REPUBLIKA.CO.ID, JAKARTA -- Tahun 2023 menjadi saksi serangkaian peristiwa cuaca dan iklim ekstrem yang tidak pernah terjadi sebelumnya di berbagai belahan dunia. Hal itu telah memicu perhatian dan kekhawatiran di kalangan ilmuwan dan masyarakat internasional.
Gelombang panas, curah hujan deras, peralihan ekstrem dari kekeringan menjadi banjir, kebakaran hutan, dan badai pasir menjadi pemandangan yang umum. Hal itu menimbulkan dampak yang signifikan pada lingkungan dan masyarakat.

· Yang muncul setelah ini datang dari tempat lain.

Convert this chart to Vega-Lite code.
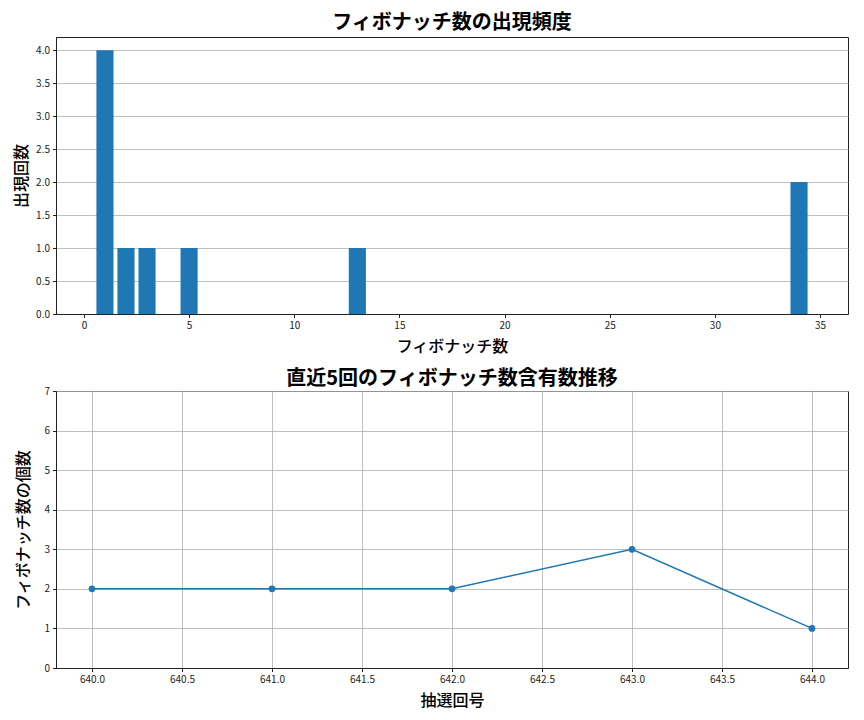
{
  "$schema": "https://vega.github.io/schema/vega-lite/v6.json",
  "background": "white",
  "padding": {"left": 13, "top": 12, "right": 15, "bottom": 5},
  "config": {
    "font": "Noto Sans CJK JP",
    "view": {"stroke": "#222222", "strokeWidth": 1},
    "axis": {
      "labelFont": "Noto Sans CJK JP",
      "titleFont": "Noto Sans CJK JP",
      "labelFontSize": 10,
      "labelColor": "#222222",
      "titleFontSize": 16,
      "titleFontWeight": 500,
      "titleColor": "#000000",
      "domainColor": "#222222",
      "tickColor": "#222222",
      "tickSize": 3.5,
      "gridColor": "#b0b0b0",
      "gridWidth": 0.8,
      "labelPadding": 3
    },
    "title": {"font": "Noto Sans CJK JP", "fontSize": 20, "fontWeight": "bold", "color": "#000000", "offset": 6},
    "concat": {"spacing": 13}
  },
  "vconcat": [
    {
      "title": {"text": "フィボナッチ数の出現頻度", "offset": 4},
      "width": 792,
      "height": 277,
      "data": {"values": [
        {"fib": 1, "count": 4},
        {"fib": 2, "count": 1},
        {"fib": 3, "count": 1},
        {"fib": 5, "count": 1},
        {"fib": 13, "count": 1},
        {"fib": 34, "count": 2}
      ]},
      "mark": {"type": "bar", "color": "#1f77b4", "width": 17.1},
      "encoding": {
        "x": {"field": "fib", "type": "quantitative", "scale": {"domain": [-1.09, 36.09], "nice": false, "zero": false},
          "axis": {"title": "フィボナッチ数", "values": [0, 5, 10, 15, 20, 25, 30, 35], "grid": false, "titlePadding": 8}},
        "y": {"field": "count", "type": "quantitative", "scale": {"domain": [0, 4.2], "nice": false},
          "axis": {"title": "出現回数", "values": [0, 0.5, 1, 1.5, 2, 2.5, 3, 3.5, 4], "format": ".1f", "grid": true, "titlePadding": 6}}
      }
    },
    {
      "title": {"text": "直近5回のフィボナッチ数含有数推移", "offset": -3},
      "width": 792,
      "height": 277,
      "data": {"values": [
        {"draw": 640, "n": 2},
        {"draw": 641, "n": 2},
        {"draw": 642, "n": 2},
        {"draw": 643, "n": 3},
        {"draw": 644, "n": 1}
      ]},
      "mark": {"type": "line", "color": "#1f77b4", "strokeWidth": 1.5, "point": {"filled": true, "size": 45, "color": "#1f77b4"}},
      "encoding": {
        "x": {"field": "draw", "type": "quantitative", "scale": {"domain": [639.8, 644.2], "nice": false, "zero": false},
          "axis": {"title": "抽選回号", "values": [640, 640.5, 641, 641.5, 642, 642.5, 643, 643.5, 644], "format": ".1f", "grid": true, "titlePadding": 8}},
        "y": {"field": "n", "type": "quantitative", "scale": {"domain": [0, 7], "nice": false},
          "axis": {"title": "フィボナッチ数の個数", "values": [0, 1, 2, 3, 4, 5, 6, 7], "grid": true, "titlePadding": 12}}
      }
    }
  ]
}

Para ilmuwan dari berbagai institusi penelitian, termasuk Institut Fisika Atmosfer Akademi Sains Tiongkok, Kantor Met di Inggris, Sorbonne Université di Prancis, Institut Meteorologi Max Planck di Jerman, Instituto Argentino de Nivología, Glaciología Y Ciencias Ambientales di Argentina, dan Tiongkok Institut Topan Shanghai milik Administrasi Meteorologi, telah meninjau ulang peristiwa-peristiwa ini dalam konteks masa lalu dan masa depan. Laporan yang diterbitkan dalam jurnal ilmiah Kemajuan dalam Ilmu Atmosfer telah memberikan informasi yang berharga tentang kompleksitas dan dampak perubahan iklim global.

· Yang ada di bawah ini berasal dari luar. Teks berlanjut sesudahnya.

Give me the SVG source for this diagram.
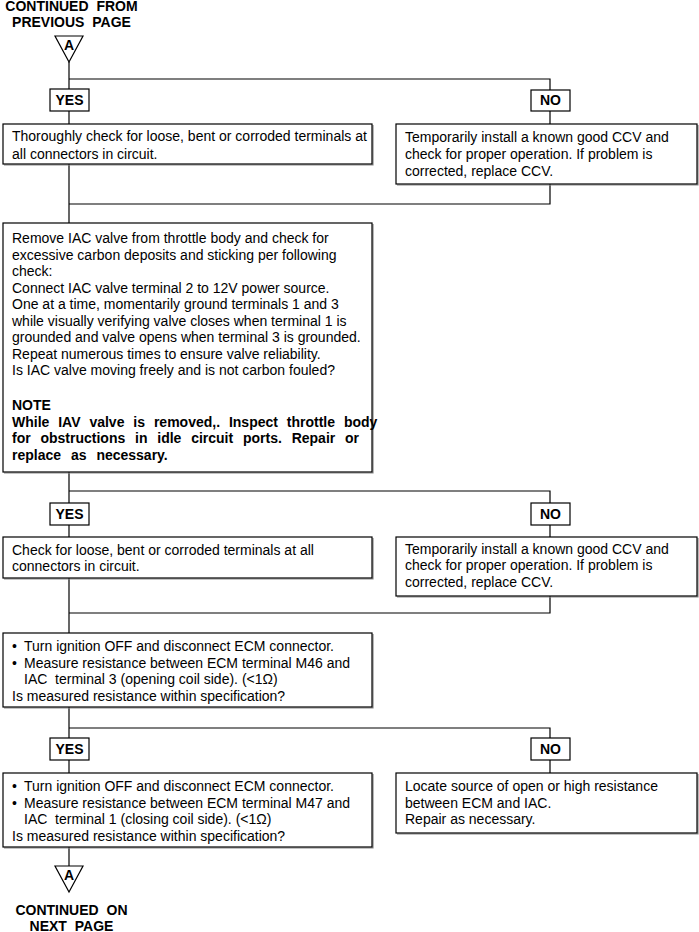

Fitur-fitur yang mencolok dalam analisis mereka termasuk peningkatan suhu ekstrem di berbagai wilayah dunia, seperti pada Juli, dan meningkatnya frekuensi angin topan yang memperburuk curah hujan ekstrem di beberapa lokasi, seperti Tiongkok Utara dan Libya. Selain itu, kekeringan yang berkepanjangan di California dan Horn of Afrika berubah menjadi banjir, sementara kebakaran hutan di Hawaii dan Kanada menimbulkan kerusakan yang luas dan mengancam upaya mitigasi perubahan iklim di masa depan.
Penulis utama laporan tersebut, Wenxia Zhang mengatakan bahwa banyak peristiwa cuaca ekstrem tahun 2023 sesuai dengan proyeksi perubahan iklim di masa depan, yang menyoroti tantangan yang akan dihadapi manusia. Namun, masih banyak yang harus dipelajari tentang potensi dampak yang lebih luas dari peristiwa-peristiwa ini.
“Sementara beberapa di antaranya mengejutkan, menunjukkan bahwa masih banyak yang harus dipelajari tentang potensi yang akan terjadi,” kata ilmuan Zhang, dilansir Phys.org, Kamis (18/4/2024).
Ilmuan dari Met Office di Inggris, Robin Clark, yang juga merupakan salah satu penulis laporan, menyoroti pentingnya memahami transisi antara kekeringan dan banjir, serta perlunya sistem peringatan dini yang efektif untuk menghadapi ancaman masa depan.
“Gelombang panas, misalnya, muncul pada musim semi 2023 di Eropa barat daya, Brasil, Maroko, dan Afrika Selatan,” ujar Clark.
Inisiatif PBB 'Peringatan Dini untuk Semua' yang bertujuan untuk memberikan peringatan dini di seluruh dunia pada 2027 dianggap sebagai langkah penting dalam menghadapi tantangan iklim di masa mendatang. Rekan penulis lainnya, Chao Li menekankan bahwa sistem peringatan yang baik akan menjadi kunci untuk membantu dunia mengatasi tantangan yang akan datang.